5. For the Thrill of It by Simon Baatz
Chicago, circa 1924: privileged college students Nathan Leopold and Richard Loeb commit the murder of a child for the simple thrill of it, certain they will never be caught by police. Fast forward to their capture, and the court case that rocked the city. In addition to determining the fate of two cold-blooded murderers, Leopold and Loeb’s trials set the stage for a battle of wills between defense attorney Clarence Darrow — then the most famous lawyer in America, — and Robert Crowe — the state's attorney and Chicago’s next prospective mayor.

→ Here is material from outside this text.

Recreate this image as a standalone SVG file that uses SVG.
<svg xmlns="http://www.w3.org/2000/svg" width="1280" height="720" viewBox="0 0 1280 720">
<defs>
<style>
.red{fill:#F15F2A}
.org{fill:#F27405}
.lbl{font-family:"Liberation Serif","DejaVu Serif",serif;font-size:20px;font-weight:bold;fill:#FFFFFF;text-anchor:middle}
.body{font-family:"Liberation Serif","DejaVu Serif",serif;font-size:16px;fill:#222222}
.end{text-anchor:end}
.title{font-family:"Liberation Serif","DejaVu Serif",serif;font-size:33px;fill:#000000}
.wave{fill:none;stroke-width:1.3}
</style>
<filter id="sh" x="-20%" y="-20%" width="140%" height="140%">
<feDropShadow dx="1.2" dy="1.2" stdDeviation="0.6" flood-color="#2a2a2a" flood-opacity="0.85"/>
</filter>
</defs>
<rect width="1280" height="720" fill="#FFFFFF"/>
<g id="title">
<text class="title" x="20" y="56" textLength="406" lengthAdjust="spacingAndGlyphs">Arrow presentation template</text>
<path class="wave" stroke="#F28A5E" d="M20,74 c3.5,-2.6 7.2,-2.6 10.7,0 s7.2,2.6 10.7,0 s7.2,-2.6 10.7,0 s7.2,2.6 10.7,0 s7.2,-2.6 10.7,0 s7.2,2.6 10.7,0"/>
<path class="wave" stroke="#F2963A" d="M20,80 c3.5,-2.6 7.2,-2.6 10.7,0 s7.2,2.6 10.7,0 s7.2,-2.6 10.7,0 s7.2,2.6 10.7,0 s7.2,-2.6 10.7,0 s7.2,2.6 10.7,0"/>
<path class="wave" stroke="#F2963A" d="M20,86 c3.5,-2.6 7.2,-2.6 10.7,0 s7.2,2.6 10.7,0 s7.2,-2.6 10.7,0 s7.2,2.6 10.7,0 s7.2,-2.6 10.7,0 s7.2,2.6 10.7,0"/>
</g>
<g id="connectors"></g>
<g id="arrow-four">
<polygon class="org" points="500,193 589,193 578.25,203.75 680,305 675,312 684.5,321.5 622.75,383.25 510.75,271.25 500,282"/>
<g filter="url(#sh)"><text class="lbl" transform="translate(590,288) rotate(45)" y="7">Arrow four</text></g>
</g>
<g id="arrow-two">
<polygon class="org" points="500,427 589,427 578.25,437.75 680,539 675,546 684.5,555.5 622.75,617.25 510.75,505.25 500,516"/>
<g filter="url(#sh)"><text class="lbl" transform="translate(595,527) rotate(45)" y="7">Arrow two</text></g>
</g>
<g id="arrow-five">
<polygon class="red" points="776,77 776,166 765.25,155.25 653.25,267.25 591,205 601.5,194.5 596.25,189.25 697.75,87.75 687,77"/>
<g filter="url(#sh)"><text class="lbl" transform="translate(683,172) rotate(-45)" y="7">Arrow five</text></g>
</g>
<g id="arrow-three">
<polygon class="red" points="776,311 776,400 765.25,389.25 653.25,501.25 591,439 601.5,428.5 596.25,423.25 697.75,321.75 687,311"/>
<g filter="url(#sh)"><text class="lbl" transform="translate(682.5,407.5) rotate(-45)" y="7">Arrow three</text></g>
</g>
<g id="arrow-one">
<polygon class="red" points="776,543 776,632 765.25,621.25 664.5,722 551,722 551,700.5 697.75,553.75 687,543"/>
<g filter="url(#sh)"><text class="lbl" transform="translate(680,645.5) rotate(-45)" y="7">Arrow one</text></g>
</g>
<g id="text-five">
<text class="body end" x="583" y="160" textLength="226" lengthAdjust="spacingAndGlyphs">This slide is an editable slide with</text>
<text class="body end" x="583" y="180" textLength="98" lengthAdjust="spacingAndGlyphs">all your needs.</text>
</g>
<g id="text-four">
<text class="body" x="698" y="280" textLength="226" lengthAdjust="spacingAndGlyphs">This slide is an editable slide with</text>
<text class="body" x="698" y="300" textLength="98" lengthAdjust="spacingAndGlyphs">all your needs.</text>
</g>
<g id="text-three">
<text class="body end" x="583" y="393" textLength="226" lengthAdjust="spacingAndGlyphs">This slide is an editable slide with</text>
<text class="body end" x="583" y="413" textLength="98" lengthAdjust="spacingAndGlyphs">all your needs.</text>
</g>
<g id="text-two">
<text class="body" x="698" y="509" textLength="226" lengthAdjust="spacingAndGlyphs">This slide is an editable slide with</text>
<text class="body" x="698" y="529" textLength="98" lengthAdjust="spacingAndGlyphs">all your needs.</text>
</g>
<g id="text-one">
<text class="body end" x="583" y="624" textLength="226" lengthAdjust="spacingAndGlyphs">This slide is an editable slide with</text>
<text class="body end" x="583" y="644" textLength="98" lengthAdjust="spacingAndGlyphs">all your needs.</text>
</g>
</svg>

If your jaw dropped at the Affluenza Teen story a few years ago, this one will leave you shocked too.
6. The Devil in the White City: Murder, Magic, and Madness at the Fair that Changed America by Erik Larson
Another book that’ll take you into the heart of Chicago, The Devil in the White City: Murder, Magic, and Madness at the Fair that Changed America tells the story of H.H. Holmes, a serial killer masquerading as a doctor, who turned the 1893 Chicago World’s Fair into his killing field. Erik Larson is a writer who makes history come alive in a way that few other writers do, and this book is one of his best, IMO.
7. End of Days: The Assassination of John F. Kennedy by James L. Swanson
The assassination of John F. Kennedy on November 22, 1963 is an event that has resonated through the American consciousness for generations, and is recognized by all Americans — including those who didn’t even live through it. From the same author who gave readers the aforementioned Manhunt, End of Days: The Assassination of John F. Kennedy chronicles one of the darkest hours in American history, an event around which skepticism and conspiracy theories continue to abound. This nonfiction account will take you through the events leading up to Kennedy’s assassination and the tense, heartbreaking days afterwards, as the nation tried to make sense of it all.
Ann Rule first met Ted Bundy at a Seattle clinic while she was working on the biggest story of her writing career — that of a serial killer responsible for the deaths of at least 37 women (it's since been said to number over 100.) But she never expected the man whom she and police were trailing was the same man who had become one of her most engaging friends and co-workers. The Stranger Beside Me: Ted Bundy: The Classic Story of Seduction tells the story of Rule’s relationship with Bundy — both before his arrest and after his conviction.
9. The Girls of Murder City: Fame, Lust, and the Beautiful Killers Who Inspired Chicago by Douglas Perry
Chicago (my beloved hometown) has the reputation it does for a reason, apparently, as it seems a disproportionate number of true crime thrillers take place in that city on the lake. The Girls of Murder City: Fame, Lust, and the Beautiful Killers Who Inspired Chicago tells the story of "Stylish Belva" Gaertner and "Beautiful Beulah" Annan, two women who became overnight media sensations for shooting and killing their lovers. Running parallel to the story of these two murderesses is that of Chicago Tribune writer Maurine Watkins, who defied the then-status quo of the newspaper business by being a female crime reporter.
10. Fatal Vision by Joe McGinniss
When the pregnant wife and two small children of Dr. Jeffrey MacDonald were discovered brutally murdered in his home, he blamed acid-dropping hippies wielding ice picks — a story that didn’t seem to quite hold up. Or did it? Fatal Vision takes readers into the frustratingly unresolved history of this grotesque crime, revealing layer upon layer of inconclusive evidence, including one incarcerated man who defended his innocence all along.